— begin —

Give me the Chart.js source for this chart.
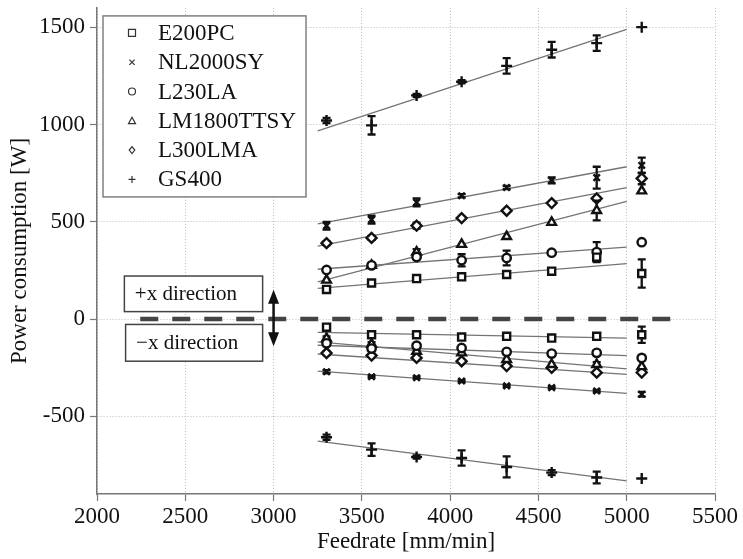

— end —
— begin —

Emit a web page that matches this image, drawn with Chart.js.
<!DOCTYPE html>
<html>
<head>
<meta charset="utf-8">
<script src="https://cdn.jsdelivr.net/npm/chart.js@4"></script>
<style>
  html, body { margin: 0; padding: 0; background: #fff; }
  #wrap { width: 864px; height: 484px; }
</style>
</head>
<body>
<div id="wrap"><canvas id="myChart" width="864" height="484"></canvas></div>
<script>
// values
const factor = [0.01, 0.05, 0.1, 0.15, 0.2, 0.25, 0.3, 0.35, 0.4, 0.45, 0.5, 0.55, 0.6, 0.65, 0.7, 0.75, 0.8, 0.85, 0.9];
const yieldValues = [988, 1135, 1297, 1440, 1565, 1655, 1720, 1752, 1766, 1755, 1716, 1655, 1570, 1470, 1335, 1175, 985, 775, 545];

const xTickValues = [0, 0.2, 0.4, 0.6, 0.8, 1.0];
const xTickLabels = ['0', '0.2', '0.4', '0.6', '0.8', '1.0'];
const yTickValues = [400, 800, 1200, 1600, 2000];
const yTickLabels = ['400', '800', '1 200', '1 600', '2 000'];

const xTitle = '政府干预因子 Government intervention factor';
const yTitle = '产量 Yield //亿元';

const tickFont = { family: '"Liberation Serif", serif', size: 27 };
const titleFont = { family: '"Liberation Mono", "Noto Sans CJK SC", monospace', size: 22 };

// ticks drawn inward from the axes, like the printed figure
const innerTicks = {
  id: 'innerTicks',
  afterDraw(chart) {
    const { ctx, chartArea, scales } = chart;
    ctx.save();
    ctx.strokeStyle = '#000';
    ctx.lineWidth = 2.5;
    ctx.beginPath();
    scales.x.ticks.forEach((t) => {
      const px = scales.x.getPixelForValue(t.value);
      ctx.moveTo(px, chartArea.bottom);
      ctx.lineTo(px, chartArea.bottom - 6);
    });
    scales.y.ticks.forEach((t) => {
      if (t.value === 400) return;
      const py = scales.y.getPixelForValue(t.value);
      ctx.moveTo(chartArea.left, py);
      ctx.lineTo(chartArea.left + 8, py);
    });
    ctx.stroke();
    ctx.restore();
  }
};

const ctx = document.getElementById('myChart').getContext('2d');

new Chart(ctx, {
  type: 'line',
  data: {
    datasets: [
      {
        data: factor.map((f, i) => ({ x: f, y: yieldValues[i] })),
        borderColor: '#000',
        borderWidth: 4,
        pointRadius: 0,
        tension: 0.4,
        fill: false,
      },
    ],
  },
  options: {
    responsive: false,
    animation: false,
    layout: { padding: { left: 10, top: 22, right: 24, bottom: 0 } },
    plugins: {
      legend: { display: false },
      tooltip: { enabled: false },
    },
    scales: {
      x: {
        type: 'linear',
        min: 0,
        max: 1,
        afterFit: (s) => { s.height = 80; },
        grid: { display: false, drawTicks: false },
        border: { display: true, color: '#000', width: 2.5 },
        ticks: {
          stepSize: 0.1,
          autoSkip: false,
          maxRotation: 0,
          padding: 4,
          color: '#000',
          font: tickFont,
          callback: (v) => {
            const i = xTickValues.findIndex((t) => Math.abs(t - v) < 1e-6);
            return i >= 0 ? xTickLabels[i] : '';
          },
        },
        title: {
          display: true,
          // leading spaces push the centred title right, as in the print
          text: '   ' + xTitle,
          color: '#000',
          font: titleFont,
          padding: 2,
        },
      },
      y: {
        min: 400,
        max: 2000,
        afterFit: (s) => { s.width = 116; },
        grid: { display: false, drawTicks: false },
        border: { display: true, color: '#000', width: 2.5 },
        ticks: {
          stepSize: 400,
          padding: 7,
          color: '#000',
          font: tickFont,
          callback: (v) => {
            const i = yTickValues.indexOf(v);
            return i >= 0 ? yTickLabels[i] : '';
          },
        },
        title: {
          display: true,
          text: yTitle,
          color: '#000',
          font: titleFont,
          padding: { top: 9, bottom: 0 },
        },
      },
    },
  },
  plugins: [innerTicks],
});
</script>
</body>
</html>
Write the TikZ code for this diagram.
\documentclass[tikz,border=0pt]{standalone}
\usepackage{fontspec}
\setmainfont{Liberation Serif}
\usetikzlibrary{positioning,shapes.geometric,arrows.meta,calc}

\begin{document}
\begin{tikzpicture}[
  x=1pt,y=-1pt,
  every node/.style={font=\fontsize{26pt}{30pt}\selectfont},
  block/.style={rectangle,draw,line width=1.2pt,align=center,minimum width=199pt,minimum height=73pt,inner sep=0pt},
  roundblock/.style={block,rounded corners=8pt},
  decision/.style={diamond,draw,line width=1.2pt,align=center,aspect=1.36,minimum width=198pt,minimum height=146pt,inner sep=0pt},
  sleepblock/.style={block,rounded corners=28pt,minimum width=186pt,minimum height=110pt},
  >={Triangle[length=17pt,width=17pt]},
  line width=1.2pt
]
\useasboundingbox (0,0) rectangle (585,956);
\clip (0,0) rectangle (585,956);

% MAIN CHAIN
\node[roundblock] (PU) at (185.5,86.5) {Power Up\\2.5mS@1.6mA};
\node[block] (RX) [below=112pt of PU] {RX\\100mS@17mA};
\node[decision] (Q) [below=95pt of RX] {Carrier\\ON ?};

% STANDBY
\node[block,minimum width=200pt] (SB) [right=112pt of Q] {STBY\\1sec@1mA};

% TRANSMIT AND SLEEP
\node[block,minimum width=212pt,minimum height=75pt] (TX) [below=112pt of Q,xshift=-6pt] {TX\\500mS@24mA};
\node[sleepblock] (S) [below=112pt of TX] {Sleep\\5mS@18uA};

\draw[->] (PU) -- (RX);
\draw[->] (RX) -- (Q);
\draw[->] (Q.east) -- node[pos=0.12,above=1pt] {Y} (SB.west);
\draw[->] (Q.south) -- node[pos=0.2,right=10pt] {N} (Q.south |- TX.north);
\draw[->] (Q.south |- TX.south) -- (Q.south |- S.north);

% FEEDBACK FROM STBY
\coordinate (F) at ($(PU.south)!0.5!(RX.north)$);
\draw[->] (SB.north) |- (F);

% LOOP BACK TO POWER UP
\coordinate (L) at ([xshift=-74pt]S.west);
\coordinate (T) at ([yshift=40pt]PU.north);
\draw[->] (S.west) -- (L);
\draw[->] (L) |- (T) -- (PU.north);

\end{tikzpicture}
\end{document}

— end —

### Exercise details
Extract from the material all lines containing the string "drawn".

### Solved exercise
Emit a web page that matches this image, drawn with Chart.js.
// ticks drawn inward from the axes, like the printed figure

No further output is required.